2. The output folder contains 2 `.txt` files, one for each partition used to store the final RDD, plus a binary file named `_SUCCESS`, probably containing a log for the `saveAsTextFile()` method

---


## Exercise 4 (Bonus task)

In [40]:
!hdfs dfs -rm -r /user/s315054/lab01/results_4

rdd = sc.textFile("/data/students/bigdata_internet/lab1/lab1_dataset.txt")   # Create initial RDD from HDFS file (1 element per row)
fields_rdd = rdd.map(lambda line: line.split(','))   # Isolate each element of the row
reduced_rdd = fields_rdd.reduceByKey(lambda v1, v2: v1 + '-' + v2)   # Append all values
correct_rdd = reduced_rdd.map(lambda l: l[0]+','+str(l[1]))   # Create lines
sample_loc = correct_rdd.take(3)  # Take 2 elements from the RDD as a way to check the functioning
for i in range(len(sample_loc)):
    print(sample_loc[i])


correct_rdd.saveAsTextFile('/user/s315054/lab01/results_4')

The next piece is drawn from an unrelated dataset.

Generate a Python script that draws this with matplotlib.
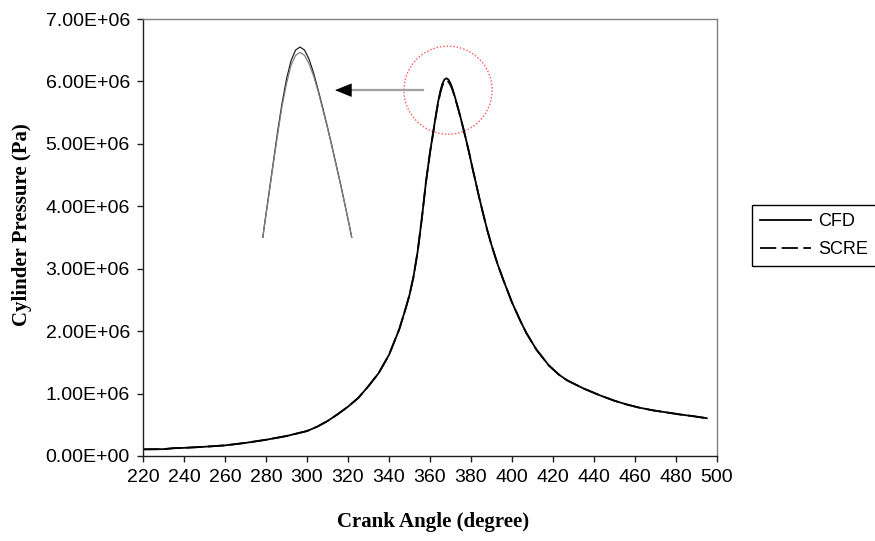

23/01/11 16:01:09 INFO fs.TrashPolicyDefault: Moved: 'hdfs://BigDataHA/user/s315054/lab01/results_4' to trash at: hdfs://BigDataHA/user/s315054/.Trash/Current/user/s315054/lab01/results_4
bob,5-3-3
john,4-8-9
alice,4-3-7


### Comments
The program works pretty much in the same way as the one found in exercise 3, except that instead of using the method `reduceByKey()` to evaluate the sum of all values associated with the same key, it is used to assemble all values into a single string, by appending (`+` operator in python) `'-'` and the following value. Unlike before, in this case it is not necessary to cast the value to an int, since we need to operate with strings in order to perform the append operation.

Another possibility could have been that of using `foldByKey`, but since the order of the values was not specified it was more efficient to use `reduceByKey`.